◆ OBJECTIVE ◆
Pull out each line of the records holding the string "this".

◆ TASK DATA ◆
____

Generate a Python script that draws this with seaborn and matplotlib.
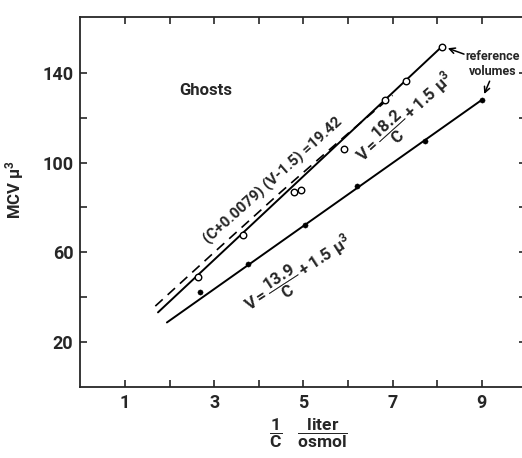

____

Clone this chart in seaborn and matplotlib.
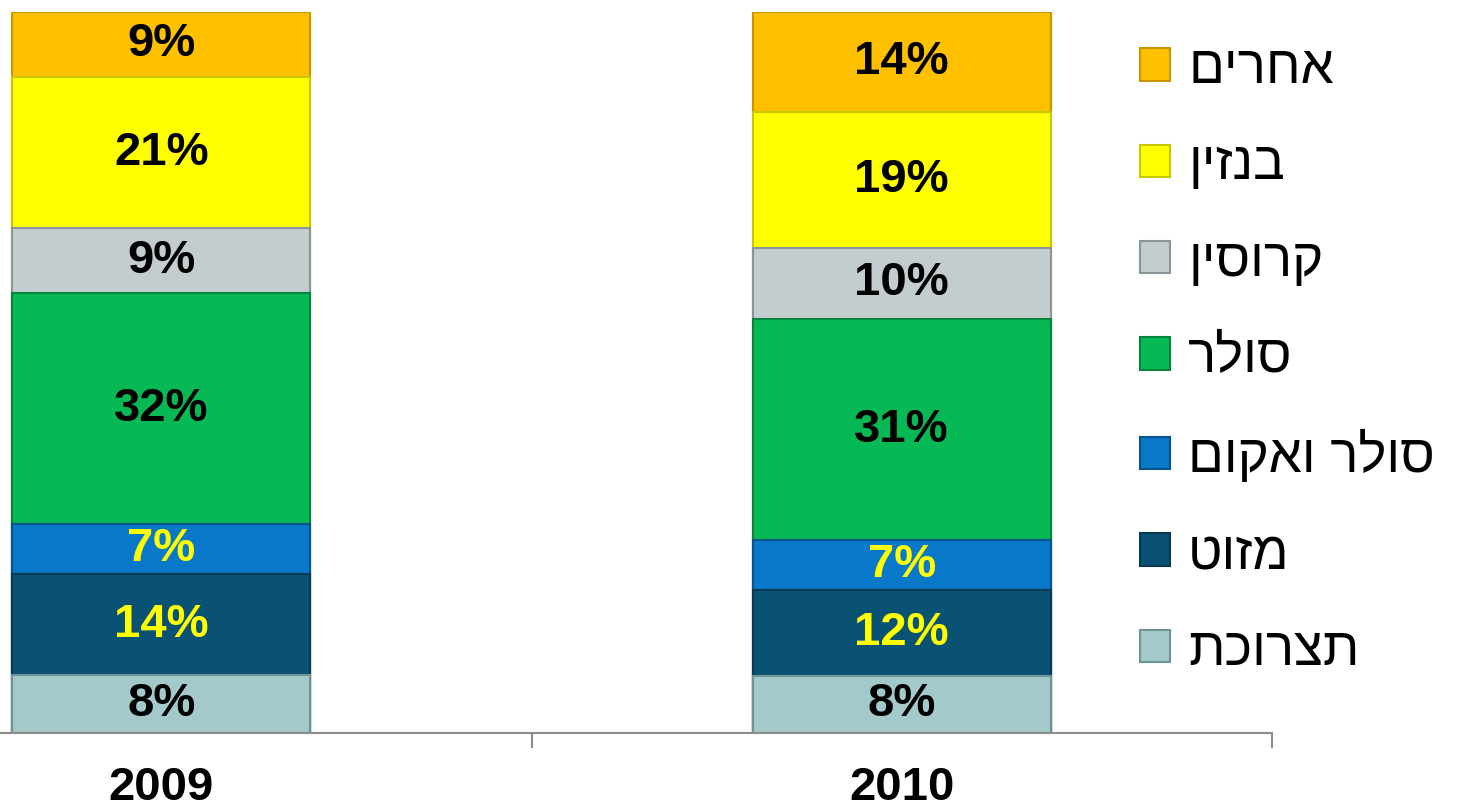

____

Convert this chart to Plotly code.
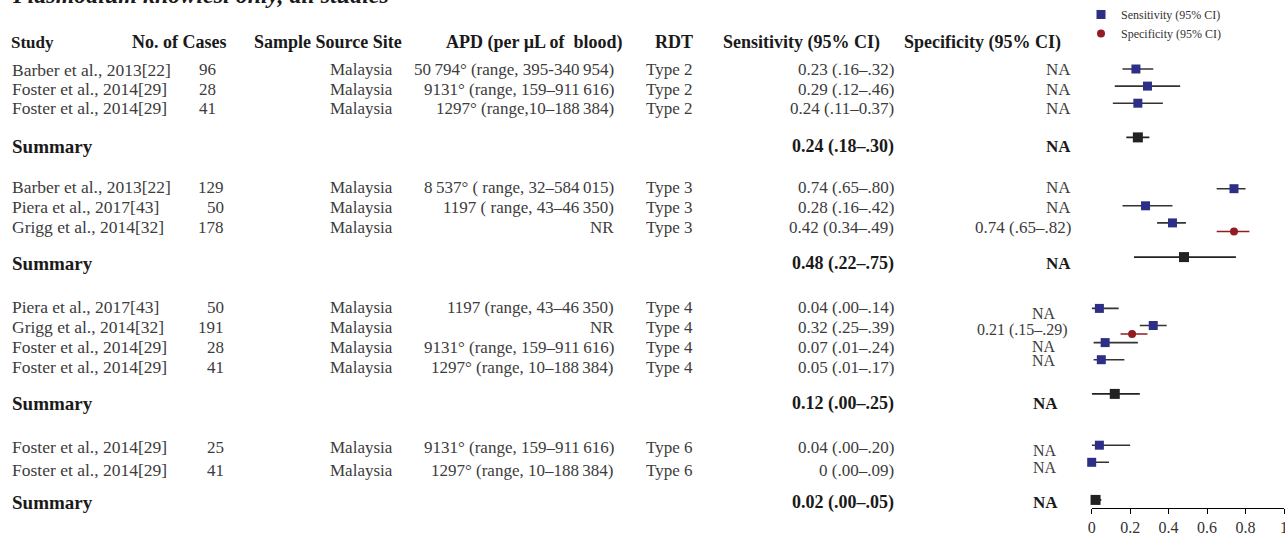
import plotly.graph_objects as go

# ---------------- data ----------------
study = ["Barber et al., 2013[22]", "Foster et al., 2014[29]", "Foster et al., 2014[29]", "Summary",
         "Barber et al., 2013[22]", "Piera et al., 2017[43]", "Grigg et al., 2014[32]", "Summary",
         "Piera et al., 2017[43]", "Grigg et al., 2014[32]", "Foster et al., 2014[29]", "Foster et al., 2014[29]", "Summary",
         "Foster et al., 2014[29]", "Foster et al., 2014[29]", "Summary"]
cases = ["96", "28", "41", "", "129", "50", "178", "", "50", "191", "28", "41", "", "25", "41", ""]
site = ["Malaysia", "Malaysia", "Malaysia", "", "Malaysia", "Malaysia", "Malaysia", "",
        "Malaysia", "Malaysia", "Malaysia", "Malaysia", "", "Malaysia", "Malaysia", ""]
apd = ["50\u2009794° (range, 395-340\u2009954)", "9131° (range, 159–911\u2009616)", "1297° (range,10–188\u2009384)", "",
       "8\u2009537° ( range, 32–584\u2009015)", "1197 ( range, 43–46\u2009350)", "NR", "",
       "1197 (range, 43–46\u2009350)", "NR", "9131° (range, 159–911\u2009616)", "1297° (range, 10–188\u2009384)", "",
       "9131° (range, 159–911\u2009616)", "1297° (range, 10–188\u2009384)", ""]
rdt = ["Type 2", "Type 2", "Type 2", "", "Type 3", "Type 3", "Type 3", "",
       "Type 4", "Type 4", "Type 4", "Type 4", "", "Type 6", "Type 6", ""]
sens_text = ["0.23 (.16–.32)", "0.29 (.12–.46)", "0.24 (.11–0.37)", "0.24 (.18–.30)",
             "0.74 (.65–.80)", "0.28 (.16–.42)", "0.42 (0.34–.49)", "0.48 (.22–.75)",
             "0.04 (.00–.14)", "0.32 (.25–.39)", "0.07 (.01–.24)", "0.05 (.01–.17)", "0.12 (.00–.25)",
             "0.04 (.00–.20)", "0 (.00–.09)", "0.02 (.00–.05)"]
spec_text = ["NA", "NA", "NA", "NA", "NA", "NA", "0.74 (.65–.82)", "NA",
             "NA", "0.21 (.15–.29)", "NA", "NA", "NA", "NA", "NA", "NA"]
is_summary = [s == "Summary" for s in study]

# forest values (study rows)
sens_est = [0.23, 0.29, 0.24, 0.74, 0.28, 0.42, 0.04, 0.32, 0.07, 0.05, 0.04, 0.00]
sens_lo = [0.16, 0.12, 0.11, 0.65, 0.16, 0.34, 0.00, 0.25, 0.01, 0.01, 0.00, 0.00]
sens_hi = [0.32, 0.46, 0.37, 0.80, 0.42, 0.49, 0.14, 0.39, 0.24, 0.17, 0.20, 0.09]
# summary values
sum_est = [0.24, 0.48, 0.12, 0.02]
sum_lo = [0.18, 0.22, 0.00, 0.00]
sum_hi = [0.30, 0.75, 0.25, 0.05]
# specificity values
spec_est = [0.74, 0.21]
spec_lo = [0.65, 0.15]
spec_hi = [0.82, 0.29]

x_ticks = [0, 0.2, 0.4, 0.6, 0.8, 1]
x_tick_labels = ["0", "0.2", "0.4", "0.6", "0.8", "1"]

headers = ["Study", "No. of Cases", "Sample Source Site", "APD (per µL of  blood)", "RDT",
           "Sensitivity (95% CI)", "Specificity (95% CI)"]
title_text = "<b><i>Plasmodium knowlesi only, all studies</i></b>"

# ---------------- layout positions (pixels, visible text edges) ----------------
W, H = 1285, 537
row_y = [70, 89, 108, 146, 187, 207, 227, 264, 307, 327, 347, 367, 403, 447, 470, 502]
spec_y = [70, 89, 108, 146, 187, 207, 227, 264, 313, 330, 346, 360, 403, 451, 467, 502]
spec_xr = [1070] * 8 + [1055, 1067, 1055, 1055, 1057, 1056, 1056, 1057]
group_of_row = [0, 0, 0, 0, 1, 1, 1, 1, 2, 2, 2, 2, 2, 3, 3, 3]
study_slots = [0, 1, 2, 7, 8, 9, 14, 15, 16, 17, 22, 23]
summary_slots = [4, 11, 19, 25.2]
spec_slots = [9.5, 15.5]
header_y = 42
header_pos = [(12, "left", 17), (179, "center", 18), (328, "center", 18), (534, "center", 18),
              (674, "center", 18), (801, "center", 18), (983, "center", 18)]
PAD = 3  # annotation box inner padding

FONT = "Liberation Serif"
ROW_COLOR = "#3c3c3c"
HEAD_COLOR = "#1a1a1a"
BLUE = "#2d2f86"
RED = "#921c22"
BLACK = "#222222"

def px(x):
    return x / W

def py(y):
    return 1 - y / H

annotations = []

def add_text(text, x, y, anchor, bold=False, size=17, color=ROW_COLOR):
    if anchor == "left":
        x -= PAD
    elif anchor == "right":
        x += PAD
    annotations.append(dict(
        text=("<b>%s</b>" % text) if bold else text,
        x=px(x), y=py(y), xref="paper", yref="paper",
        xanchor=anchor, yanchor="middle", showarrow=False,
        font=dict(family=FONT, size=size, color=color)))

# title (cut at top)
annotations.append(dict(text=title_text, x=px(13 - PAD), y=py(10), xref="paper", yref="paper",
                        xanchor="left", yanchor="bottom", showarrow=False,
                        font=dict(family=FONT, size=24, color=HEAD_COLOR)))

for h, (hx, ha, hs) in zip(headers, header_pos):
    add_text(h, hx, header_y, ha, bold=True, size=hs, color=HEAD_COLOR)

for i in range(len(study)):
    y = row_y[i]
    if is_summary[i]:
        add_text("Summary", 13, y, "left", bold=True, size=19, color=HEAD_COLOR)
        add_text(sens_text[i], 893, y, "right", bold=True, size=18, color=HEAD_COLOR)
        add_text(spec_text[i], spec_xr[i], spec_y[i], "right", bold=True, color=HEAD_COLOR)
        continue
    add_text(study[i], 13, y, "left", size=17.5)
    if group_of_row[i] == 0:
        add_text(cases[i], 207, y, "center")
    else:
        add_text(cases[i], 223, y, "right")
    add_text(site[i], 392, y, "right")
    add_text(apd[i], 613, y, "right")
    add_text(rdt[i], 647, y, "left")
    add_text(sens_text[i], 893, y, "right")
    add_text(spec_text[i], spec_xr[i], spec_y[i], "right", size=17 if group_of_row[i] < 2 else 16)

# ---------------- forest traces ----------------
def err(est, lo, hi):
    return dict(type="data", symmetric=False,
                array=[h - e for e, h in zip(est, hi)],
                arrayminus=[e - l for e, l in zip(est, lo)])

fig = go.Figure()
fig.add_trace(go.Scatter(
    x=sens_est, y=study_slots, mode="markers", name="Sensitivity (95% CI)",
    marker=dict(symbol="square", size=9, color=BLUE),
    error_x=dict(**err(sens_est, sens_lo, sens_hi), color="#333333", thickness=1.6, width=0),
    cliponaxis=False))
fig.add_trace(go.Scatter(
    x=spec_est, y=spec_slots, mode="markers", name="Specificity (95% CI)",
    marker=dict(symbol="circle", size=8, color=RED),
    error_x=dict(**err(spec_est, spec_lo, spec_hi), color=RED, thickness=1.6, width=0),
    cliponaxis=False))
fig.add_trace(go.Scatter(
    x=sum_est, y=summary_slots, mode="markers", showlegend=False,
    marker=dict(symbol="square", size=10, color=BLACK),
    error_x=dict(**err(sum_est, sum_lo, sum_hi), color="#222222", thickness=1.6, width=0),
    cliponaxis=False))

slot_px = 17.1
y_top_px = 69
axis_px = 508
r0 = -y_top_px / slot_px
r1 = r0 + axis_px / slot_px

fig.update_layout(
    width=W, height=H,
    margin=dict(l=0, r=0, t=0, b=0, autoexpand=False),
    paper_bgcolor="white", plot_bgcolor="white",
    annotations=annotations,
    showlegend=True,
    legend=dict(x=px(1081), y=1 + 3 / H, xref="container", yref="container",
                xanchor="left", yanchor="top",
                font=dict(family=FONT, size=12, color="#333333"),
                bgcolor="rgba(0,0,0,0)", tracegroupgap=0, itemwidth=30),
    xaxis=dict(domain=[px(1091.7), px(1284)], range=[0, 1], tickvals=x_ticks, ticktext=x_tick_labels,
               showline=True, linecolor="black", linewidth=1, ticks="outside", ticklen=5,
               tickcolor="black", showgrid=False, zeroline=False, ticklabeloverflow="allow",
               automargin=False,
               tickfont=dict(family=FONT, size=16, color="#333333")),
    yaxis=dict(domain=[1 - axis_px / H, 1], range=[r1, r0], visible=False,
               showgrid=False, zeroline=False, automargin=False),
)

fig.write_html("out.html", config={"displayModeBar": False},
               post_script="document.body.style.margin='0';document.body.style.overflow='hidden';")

____

◆ RESPONSE ◆
Generate a Python script that draws this with seaborn and matplotlib.
Clone this chart in seaborn and matplotlib.
Convert this chart to Plotly code.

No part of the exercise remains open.